I brought my daughter to float among them all like a wild hummingbird. She talked about dogs. She ate some of the cookies that had been dropped by. She stalked around my grandfather's bed to jump out by his pillow with a giant boo and make him laugh so hard his oxygen tubes would come askew and the aunts would descend in a flurry of deliberate hands.
Another week into the glorious countdown, I tucked daughter away with other family. My grandfather no longer laughed. Nor did he eat or drink or even open his eyes. An army of cousins paraded through his bedroom, the color draining from their faces when they approached his bedside. The aunts stood around like sentries. Twisting necklaces. Timidly reaching out to touch his arms or legs, then pulling back quickly, unable to forget a lifetime of terror in final moments. All business, they could roll him, dress him, wash him without hesitation. But not one could bring herself to place a loving hand on his brow.

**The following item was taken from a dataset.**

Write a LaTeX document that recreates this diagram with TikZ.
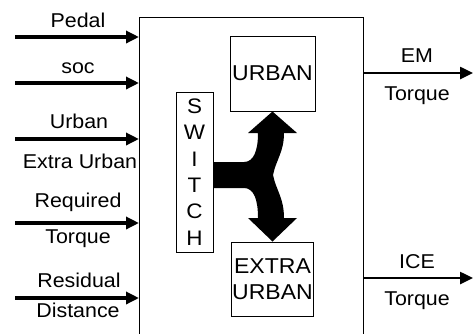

I was not his daughter. I was never struck. His berating bounced easily off the thick shield of love and assurances my mother had woven around me. When in my youth I did win his tirades, whether from running the nags too hard, or leaving a gate not quite closed, he would redeem himself with magic tricks and utterly adoring looks when I came to cry in his arms.
I called in to my city job. Told them not to miss me for a while. I hung my leather jacket in the closet, stood my heels by the door between all the pairs of muddy pasture boots and silenced my phone. I sat in the ranch house for long hours and did what the aunts could not do. I held his hand and stroked his face. I mashed up the white pills, mixed them with water and slowly dripped them into the soft tissue of his inner cheeks. I talked about when he pushed me off the hill to teach me how to ride a bike, about that night we all slept on top of the camper in Yellowstone, about how he gave me the name for my daughter. I sang cowboy songs and talk about sufferin' and down by the river.
The aunts hovered behind me. Crying. Not crying. Trying not to cry. Crying. So desperate to touch him, to sing his name. My grandmother flitting in just long enough to fluff the pillows, adjust the blanket, then rush out again.
“I didn't know you remembered those songs,” she said to me, quietly, in the kitchen. “We haven't had a campfire since you were ten.”
My grandfather didn't die on my shift. I was down the hill, back in the city, checking in on my daughter. The aunts stood around him, hands on his ankles, his cheeks, weeping softly, making strange tight faces, or so I imagine.